# Upper bound on size of sample set for decision trees

Say I have an instance space with 4 features and I know that a decision tree with 8 nodes can represent the target function I want to learn. I want to give an upper bound on the size of the sample set needed in order to achieve a true error of at most x%.

I found this theorem in a text book.

Let $$\mathcal{H}$$ be an hypothesis class and let $$\epsilon, \delta > 0$$. If a training set $$S$$ of size

$$n\geq\frac{1}{\epsilon}\operatorname{ln}\left(\frac{|\mathcal{H}|}{\delta}\right)$$

is drawn from distribution $$\mathcal{D}$$, then with probability greater than or equal to $$1-\delta$$ every $$h \in \mathcal{H}$$ with true error $$err_D(h) \geq \epsilon$$ has training error $$err_S(h) > 0$$. Equivalently, with probability greater than or equal to $$1-\delta$$, every $$h \in \mathcal{H}$$ with training error zero has true error less than $$\epsilon$$.

My question is, can I use this theorem to give such an upper bound? If yes, what would the size of my hypothesis space $$|\mathcal{H}|$$ be in this case? If not, how can I give this upper bound?

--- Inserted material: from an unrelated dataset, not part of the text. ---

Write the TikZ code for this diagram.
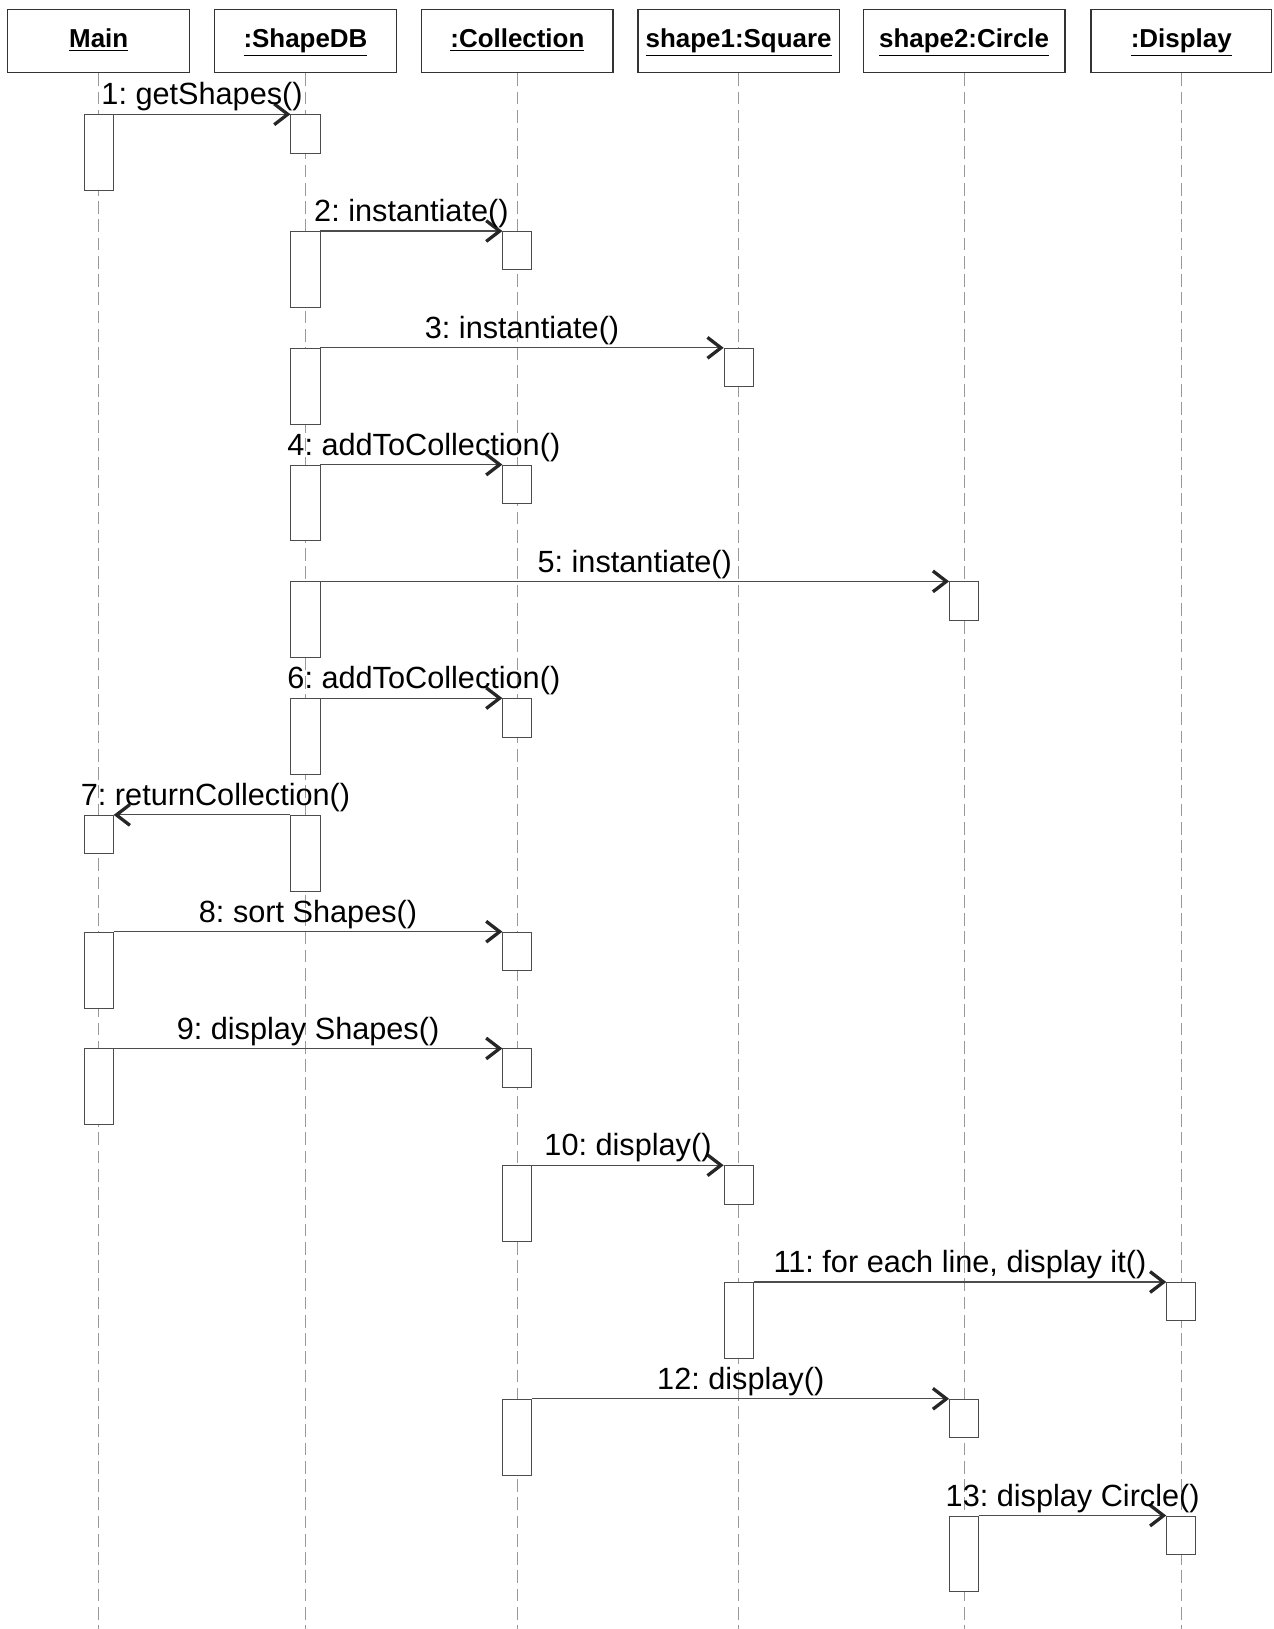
\documentclass[tikz,border=0pt]{standalone}
\usepackage{fontspec}
\setmainfont{Liberation Sans}
\usetikzlibrary{arrows.meta}
\frenchspacing

\newcommand{\msgfont}{\fontsize{16.8}{19}\selectfont}
\newcommand{\objfont}{\fontsize{14.2}{17}\selectfont\bfseries}

\tikzset{
	obj/.style={draw=black!80, line width=0.7pt, minimum height=1.22cm, inner sep=0pt, text height=1.9ex, text depth=0.6ex, font=\objfont},
	life/.style={draw=black!40, line width=0.5pt, dash pattern=on 7pt off 3pt},
	sendbar/.style={draw=black!70, fill=white, line width=0.5pt, minimum width=0.56cm, minimum height=1.46cm, inner sep=0pt, anchor=north},
	recvbar/.style={sendbar, minimum height=0.74cm},
	msg/.style={draw=black!70, line width=0.6pt, -{Straight Barb[length=0.26cm, width=0.4cm, line width=1.8pt, color=black!85]}},
	msglbl/.style={midway, anchor=base, yshift=0.18cm, font=\msgfont, inner sep=0pt}
}

\begin{document}
\begin{tikzpicture}
	
	\useasboundingbox (0,0) rectangle (24.52,-31.36);
	
	\node[obj, minimum width=3.5cm] (main) at (1.9,-0.79) {\underline{Main}};
	\node[obj, minimum width=3.5cm] (db) at (5.88,-0.79) {\underline{:ShapeDB}};
	\node[obj, minimum width=3.68cm] (coll) at (9.96,-0.79) {\underline{:Collection}};
	\node[obj, minimum width=3.88cm] (sq) at (14.22,-0.79) {\underline{shape1:Square}};
	\node[obj, minimum width=3.88cm] (circ) at (18.56,-0.79) {\underline{shape2:Circle}};
	\node[obj, minimum width=3.48cm] (disp) at (22.74,-0.79) {\underline{:Display}};
	
	\coordinate (mainEnd) at (1.9,-31.36);
	\coordinate (dbEnd) at (5.88,-31.36);
	\coordinate (collEnd) at (9.96,-31.36);
	\coordinate (sqEnd) at (14.22,-31.36);
	\coordinate (circEnd) at (18.56,-31.36);
	\coordinate (dispEnd) at (22.74,-31.36);
	
	\draw[life] (main.south) -- (mainEnd);
	\draw[life] (db.south) -- (dbEnd);
	\draw[life] (coll.south) -- (collEnd);
	\draw[life] (sq.south) -- (sqEnd);
	\draw[life] (circ.south) -- (circEnd);
	\draw[life] (disp.south) -- (dispEnd);
	
	\node[sendbar] (main1) at (1.9,-2.2) {};
	\node[recvbar] (db1) at (5.88,-2.2) {};
	
	\node[sendbar] (db2) at (5.88,-4.448) {};
	\node[recvbar] (coll2) at (9.96,-4.448) {};
	
	\node[sendbar] (db3) at (5.88,-6.696) {};
	\node[recvbar] (sq3) at (14.22,-6.696) {};
	
	\node[sendbar] (db4) at (5.88,-8.944) {};
	\node[recvbar] (coll4) at (9.96,-8.944) {};
	
	\node[sendbar] (db5) at (5.88,-11.192) {};
	\node[recvbar] (circ5) at (18.56,-11.192) {};
	
	\node[sendbar] (db6) at (5.88,-13.44) {};
	\node[recvbar] (coll6) at (9.96,-13.44) {};
	
	\node[sendbar] (db7) at (5.88,-15.688) {};
	\node[recvbar] (main7) at (1.9,-15.688) {};
	
	\node[sendbar] (main8) at (1.9,-17.936) {};
	\node[recvbar] (coll8) at (9.96,-17.936) {};
	
	\node[sendbar] (main9) at (1.9,-20.184) {};
	\node[recvbar] (coll9) at (9.96,-20.184) {};
	
	\node[sendbar] (coll10) at (9.96,-22.432) {};
	\node[recvbar] (sq10) at (14.22,-22.432) {};
	
	\node[sendbar] (sq11) at (14.22,-24.68) {};
	\node[recvbar] (disp11) at (22.74,-24.68) {};
	
	\node[sendbar] (coll12) at (9.96,-26.928) {};
	\node[recvbar] (circ12) at (18.56,-26.928) {};
	
	\node[sendbar] (circ13) at (18.56,-29.176) {};
	\node[recvbar] (disp13) at (22.74,-29.176) {};
	
	\draw[msg] (main1.north east) -- (db1.north west) node[msglbl] {1: getShapes()};
	\draw[msg] (db2.north east) -- (coll2.north west) node[msglbl] {2: instantiate()};
	\draw[msg] (db3.north east) -- (sq3.north west) node[msglbl] {3: instantiate()};
	\draw[msg] (db4.north east) -- (coll4.north west) node[msglbl, xshift=0.24cm] {4: addToCollection()};
	\draw[msg] (db5.north east) -- (circ5.north west) node[msglbl] {5: instantiate()};
	\draw[msg] (db6.north east) -- (coll6.north west) node[msglbl, xshift=0.24cm] {6: addToCollection()};
	\draw[msg] (db7.north west) -- (main7.north east) node[msglbl, xshift=0.26cm] {7: returnCollection()};
	\draw[msg] (main8.north east) -- (coll8.north west) node[msglbl] {8: sort Shapes()};
	\draw[msg] (main9.north east) -- (coll9.north west) node[msglbl] {9: display Shapes()};
	\draw[msg] (coll10.north east) -- (sq10.north west) node[msglbl] {10: display()};
	\draw[msg] (sq11.north east) -- (disp11.north west) node[msglbl] {11: for each line, display it()};
	\draw[msg] (coll12.north east) -- (circ12.north west) node[msglbl] {12: display()};
	\draw[msg] (circ13.north east) -- (disp13.north west) node[msglbl] {13: display Circle()};
	
\end{tikzpicture}
\end{document}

As far as I understand this theorem (not much), it doesn't really say anything about the relation between $$n$$ (the size of the training set) and the error rate. The main relation that it claims is between the error on the training set and the true error, assuming a minimum size on the size of the training set and that the training set is drawn from the true distribution.
• The success of the learning depends on which instances are in the training set, i.e. one needs a sample representative enough so that the model correctly captures the distribution. For instance, in theory it could happen by chance that all the $$n$$ instances have the same value for feature $$x$$, so the model would never know that feature $$x$$ can have another value. In general there's no way to be sure that the training set contains all the diversity required for a successful model in the instances.
• There's also the question of what the learning algorithm does exactly: if one wants to prove that a particular DT learning algorithm (say C4.5) can learn a particular model with less than $$n$$ instances (assuming these $$n$$ instances are sufficient), the proof must involve the particular properties of the algorithm itself. Otherwise it's obvious that the claim is false: if one chooses an algorithm which randomly builds a tree, it's clear that this cannot lead to the right model.